■ Stored data ■
· · · · · · ·

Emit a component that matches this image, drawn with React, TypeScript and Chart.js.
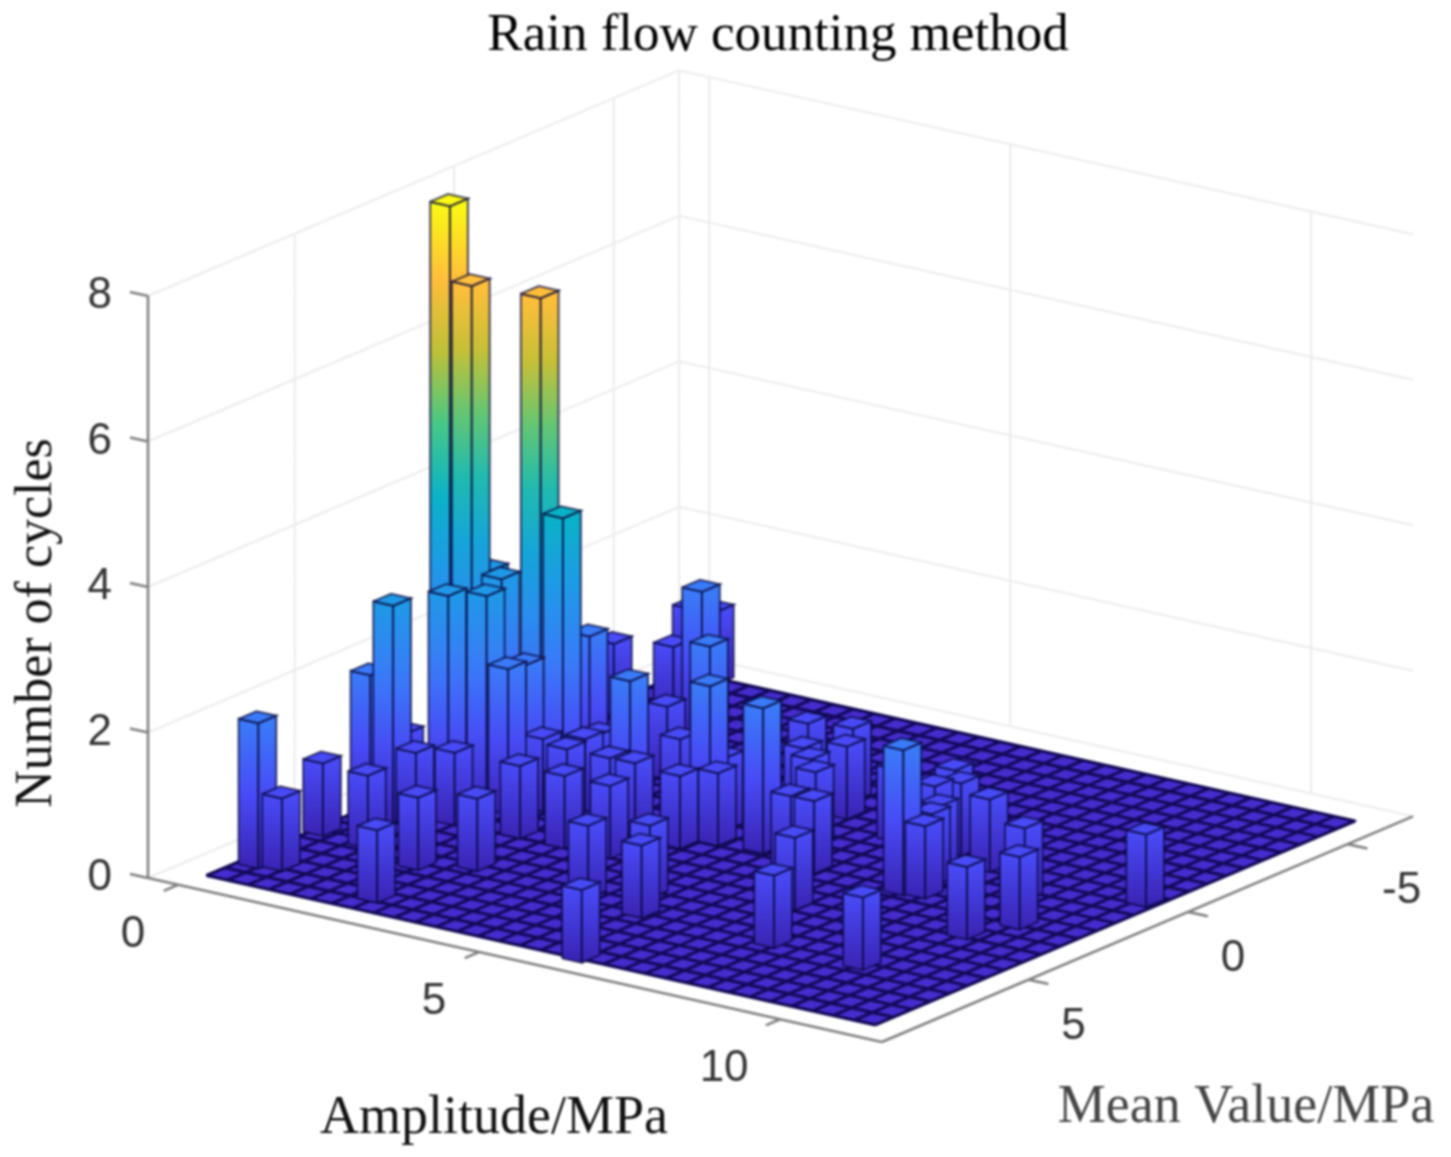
import React, { useEffect, useRef } from "react";
import { Chart, registerables } from "chart.js";

Chart.register(...registerables);

const barAmplitude = [
  0.30, 0.62, 0.17, 0.97, 2.47, 0.62, 0.29, 0.31, 0.91, 2.08, 1.33, 2.75, 0.97, 1.39, 0.32, 0.74, 1.80, 2.09, 0.79, 1.12,
  1.63, 1.72, 1.68, 0.27, 3.27, 1.94, 2.46, 2.40, 2.44, 3.16, 3.56, 2.38, 3.12, 3.87, 4.65, 6.23, 5.32, 5.74, 4.38, 4.72,
  4.27, 3.25, 1.76, 0.24, 0.57, 1.00, 2.46, 3.44, 4.41, 5.41, 4.43, 5.05, 5.44, 5.02, 5.38, 5.76, 6.10, 6.48, 7.21, 7.95,
  9.48, 8.01, 6.57, 8.33, 7.23, 7.63, 7.42, 7.98, 8.10, 8.35, 9.47, 10.15, 9.83, 10.95,
];
const barMean = [
  7.68, 7.54, 5.41, 5.51, 8.05, 4.06, 4.15, 3.09, 3.89, 6.03, 3.47, 5.44, 2.99, 2.58, 1.71, 1.82, 1.66, 1.51, 1.34, 1.60,
  2.36, 1.98, -0.10, -3.52, 1.63, 1.85, 2.08, 1.40, 1.00, 2.05, 2.02, 3.40, 3.40, 3.39, 5.55, 8.73, 4.88, 5.93, 2.16, 1.61,
  1.01, -0.91, -3.47, -6.04, -6.15, -4.01, -1.06, 0.38, 0.81, 1.50, -1.76, -2.00, -1.07, -0.51, -0.06, 0.51, 1.93, 1.92, 3.90, 5.95,
  6.05, 2.01, -0.50, 1.93, -1.08, -0.52, -0.09, 0.81, 1.28, -0.06, 0.96, 2.40, 3.45, -0.05,
];
const barCount = [
  2, 1, 1, 1, 1, 3, 2, 1, 1, 1, 1, 1, 3, 3, 8, 7, 7, 4, 3, 3,
  2, 2, 2, 1, 2, 1, 1, 1, 1, 1, 1, 1, 1, 1, 1, 1, 1, 1, 1, 1,
  2, 2, 2, 1, 1, 1, 1, 1, 1, 2, 1, 1, 1, 1, 1, 1, 1, 1, 1, 1,
  1, 2, 1, 1, 1, 1, 1, 1, 1, 1, 1, 1, 1, 1,
];

const countTicks = [0, 2, 4, 6, 8];
const amplitudeTicks = [0, 5, 10];
const meanTicks = [5, 0, -5];
const titleText = "Rain flow counting method";
const countTitle = "Number of cycles";
const amplitudeTitle = "Amplitude/MPa";
const meanTitle = "Mean Value/MPa";

const AMP_MIN = -0.5, AMP_MAX = 11.69, MEAN_MAX = 9.6, MEAN_MIN = -7.05;
const FLOOR_AMP = [0.07, 11.18];
const FLOOR_MEAN = [8.85, -6.2];
const FLOOR_COLS = 32, FLOOR_ROWS = 26;
const HALF_AMP = 0.165, HALF_MEAN = 0.28;

const W = 1451, H = 1157;
const ORIGIN_X = 148, ORIGIN_Y = 878, Z_PX = 72.75;

// Oblique projection of (amplitude, mean, count) into the chart's x scale and count-unit y scale.
function project(amp: number, mean: number, z: number) {
  const u = MEAN_MAX - mean;
  const a = amp - AMP_MIN;
  const x = ORIGIN_X + a * 60.2 + u * 31.9;
  const py = ORIGIN_Y + a * 13.45 - u * 13.55;
  return { x, y: (ORIGIN_Y - py) / Z_PX + z };
}

const parulaStops: [number, number[]][] = [
  [0, [58, 34, 178]],
  [1, [72, 74, 245]],
  [2, [58, 122, 248]],
  [3, [32, 152, 232]],
  [4, [10, 178, 200]],
  [5, [70, 200, 135]],
  [6, [190, 192, 55]],
  [7, [255, 190, 58]],
  [8, [250, 248, 20]],
];
function parula(z: number) {
  const i = Math.min(7, Math.max(0, Math.floor(z)));
  const f = z - i;
  const a = parulaStops[i][1], b = parulaStops[i + 1][1];
  const c = a.map((v, k) => Math.round(v + (b[k] - v) * f));
  return `rgb(${c[0]},${c[1]},${c[2]})`;
}

const EDGE = "rgba(8,8,60,0.72)";

function polyDataset(points: any[], extra: any) {
  return {
    type: "line",
    data: points,
    fill: false,
    borderWidth: 1,
    pointRadius: 0,
    tension: 0,
    clip: false,
    spanGaps: false,
    ...extra,
  };
}

function segments(list: any[][]) {
  const out: any[] = [];
  list.forEach((s) => {
    out.push(s[0], s[1], { x: s[1].x, y: null });
  });
  return out;
}

function buildDatasets() {
  const ds: any[] = [];
  const wall: any[][] = [];
  countTicks.forEach((z) => {
    wall.push([project(AMP_MIN, MEAN_MAX, z), project(AMP_MIN, MEAN_MIN, z)]);
    wall.push([project(AMP_MIN, MEAN_MIN, z), project(AMP_MAX, MEAN_MIN, z)]);
  });
  meanTicks.forEach((m) => wall.push([project(AMP_MIN, m, 0), project(AMP_MIN, m, 8)]));
  wall.push([project(AMP_MIN, MEAN_MIN, 0), project(AMP_MIN, MEAN_MIN, 8)]);
  amplitudeTicks.forEach((a) => wall.push([project(a, MEAN_MIN, 0), project(a, MEAN_MIN, 8)]));
  ds.push(polyDataset(segments(wall), { borderColor: "#ebebeb", borderWidth: 2 }));

  const axis: any[][] = [
    [project(AMP_MIN, MEAN_MAX, 0), project(AMP_MIN, MEAN_MAX, 8)],
    [project(AMP_MIN, MEAN_MAX, 0), project(AMP_MAX, MEAN_MAX, 0)],
    [project(AMP_MAX, MEAN_MAX, 0), project(AMP_MAX, MEAN_MIN, 0)],
  ];
  countTicks.forEach((z) => axis.push([project(AMP_MIN, MEAN_MAX, z), project(AMP_MIN - 0.3, MEAN_MAX, z)]));
  amplitudeTicks.forEach((a) => axis.push([project(a, MEAN_MAX, 0), project(a, MEAN_MAX + 0.45, 0)]));
  meanTicks.forEach((m) => axis.push([project(AMP_MAX, m, 0), project(AMP_MAX + 0.33, m, 0)]));
  ds.push(polyDataset(segments(axis), { borderColor: "#808080", borderWidth: 2.6 }));

  const [a0, a1] = FLOOR_AMP;
  const [m0, m1] = FLOOR_MEAN;
  ds.push(
    polyDataset(
      [project(a0, m0, 0), project(a1, m0, 0), project(a1, m1, 0), project(a0, m1, 0), project(a0, m0, 0)],
      { fill: "shape", backgroundColor: "rgb(70,44,205)", borderColor: "rgb(20,10,90)", borderWidth: 1.5 }
    )
  );
  const floorLines: any[][] = [];
  for (let i = 0; i <= FLOOR_COLS; i++) {
    const a = a0 + ((a1 - a0) * i) / FLOOR_COLS;
    floorLines.push([project(a, m0, 0), project(a, m1, 0)]);
  }
  for (let j = 0; j <= FLOOR_ROWS; j++) {
    const m = m0 + ((m1 - m0) * j) / FLOOR_ROWS;
    floorLines.push([project(a0, m, 0), project(a1, m, 0)]);
  }
  ds.push(polyDataset(segments(floorLines), { borderColor: "rgba(15,8,80,0.92)", borderWidth: 3.2 }));

  const order = barAmplitude
    .map((_, i) => i)
    .sort((p, q) => {
      const bp = project(barAmplitude[p] + HALF_AMP, barMean[p] + HALF_MEAN, 0).y;
      const bq = project(barAmplitude[q] + HALF_AMP, barMean[q] + HALF_MEAN, 0).y;
      return bq - bp;
    });

  order.forEach((i) => {
    const a = barAmplitude[i], m = barMean[i], h = barCount[i];
    const al = a - HALF_AMP, ar = a + HALF_AMP, mf = m + HALF_MEAN, mb = m - HALF_MEAN;
    const gradient = (ctx: any) => {
      const y = ctx.chart.scales.y;
      const base = project(ar, mf, 0).y;
      const y0 = y ? y.getPixelForValue(base) : NaN;
      const y1 = y ? y.getPixelForValue(base + h) : NaN;
      if (!isFinite(y0) || !isFinite(y1)) return parula(h);
      const g = ctx.chart.ctx.createLinearGradient(0, y0, 0, y1);
      for (let k = 0; k <= 8; k++) g.addColorStop(k / 8, parula((k / 8) * h));
      return g;
    };
    const common = { fill: "shape", borderColor: EDGE, borderWidth: 2, backgroundColor: gradient };
    ds.push(
      polyDataset(
        [project(al, mf, 0), project(ar, mf, 0), project(ar, mf, h), project(al, mf, h), project(al, mf, 0)],
        common
      )
    );
    ds.push(
      polyDataset(
        [project(ar, mf, 0), project(ar, mb, 0), project(ar, mb, h), project(ar, mf, h), project(ar, mf, 0)],
        common
      )
    );
    ds.push(
      polyDataset(
        [project(al, mf, h), project(ar, mf, h), project(ar, mb, h), project(al, mb, h), project(al, mf, h)],
        { ...common, backgroundColor: parula(h) }
      )
    );
  });

  const total = ds.length;
  ds.forEach((d, i) => (d.order = total - i));
  return ds;
}

const textPlugin = {
  id: "axisText",
  afterLayout(chart: any) {
    chart.titleBlock.left = 105;
    // Tie the count and screen scales to the laid-out chart area so one count is always Z_PX tall.
    const { top, bottom, left, right } = chart.chartArea;
    const ys = chart.scales.y, xs = chart.scales.x;
    ys.min = (ORIGIN_Y - bottom) / Z_PX;
    ys.max = (ORIGIN_Y - top) / Z_PX;
    ys.configure();
    xs.min = left;
    xs.max = right;
    xs.configure();
  },
  afterDraw(chart: any) {
    const { ctx, scales } = chart;
    const xs = scales.x, ys = scales.y;
    ctx.save();
    ctx.textAlign = "center";
    ctx.textBaseline = "middle";
    ctx.fillStyle = "#333";
    ctx.font = '44px "Liberation Sans"';
    amplitudeTicks.forEach((a) => {
      const p = project(a, MEAN_MAX, 0);
      const t = String(a);
      ctx.fillText(t, xs.getPixelForValue(p.x) - 45 - (t.length - 1) * 11, ys.getPixelForValue(p.y) + 50);
    });
    meanTicks.forEach((m) => {
      const p = project(AMP_MAX, m, 0);
      const t = String(m);
      ctx.fillText(t, xs.getPixelForValue(p.x) + 45 + (t.length - 1) * 9, ys.getPixelForValue(p.y) + 47);
    });
    ctx.font = '54px "Liberation Serif"';
    ctx.fillStyle = "#111";
    ctx.fillText(amplitudeTitle, 494, 1119);
    ctx.fillStyle = "#444";
    ctx.fillText(meanTitle, 1246, 1108);
    ctx.fillStyle = "#111";
    ctx.font = '52px "Liberation Serif"';
    ctx.translate(37, 623);
    ctx.rotate(-Math.PI / 2);
    ctx.fillText(countTitle, 0, 0);
    ctx.restore();
  },
};

export default function App() {
  const ref = useRef<HTMLCanvasElement>(null);
  useEffect(() => {
    const chart = new Chart(ref.current as any, {
      type: "line",
      data: { datasets: buildDatasets() as any },
      plugins: [textPlugin as any],
      options: {
        animation: false,
        responsive: false,
        events: [],
        layout: { padding: 0 },
        plugins: {
          legend: { display: false },
          tooltip: { enabled: false },
          title: {
            display: true,
            text: titleText,
            color: "#000",
            font: { family: '"Liberation Serif"', size: 53, weight: "normal", lineHeight: 1 },
            padding: { top: 7, bottom: 0 },
          },
        },
        scales: {
          x: { type: "linear", display: false, min: ORIGIN_X, max: W },
          y: {
            type: "linear",
            min: (ORIGIN_Y - H) / Z_PX,
            max: (ORIGIN_Y - 60) / Z_PX,
            afterFit: (s: any) => {
              s.width = ORIGIN_X;
            },
            afterBuildTicks: (s: any) => {
              s.ticks = countTicks.map((v) => ({ value: v }));
            },
            grid: { display: false, drawTicks: false },
            border: { display: false },
            ticks: {
              autoSkip: false,
              padding: 36,
              color: "#333",
              font: { family: '"Liberation Sans"', size: 44 },
              callback: (v: any) => String(v),
            },
          },
        },
      } as any,
    });
    return () => chart.destroy();
  }, []);
  return (
    <div style={{ position: "absolute", left: 0, top: 0, width: W, height: H, overflow: "hidden", background: "#fff" }}>
      <canvas ref={ref} width={W} height={H} style={{ display: "block", filter: "blur(0.9px)" }} />
    </div>
  );
}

· · · · · · ·

■ The request ■
Each line from the top of the material through the line containing "Chart.register(...registerables);" should be reproduced exactly; please drop any images.

■ Correct answer ■
Emit a component that matches this image, drawn with React, TypeScript and Chart.js.
import React, { useEffect, useRef } from "react";
import { Chart, registerables } from "chart.js";

Chart.register(...registerables);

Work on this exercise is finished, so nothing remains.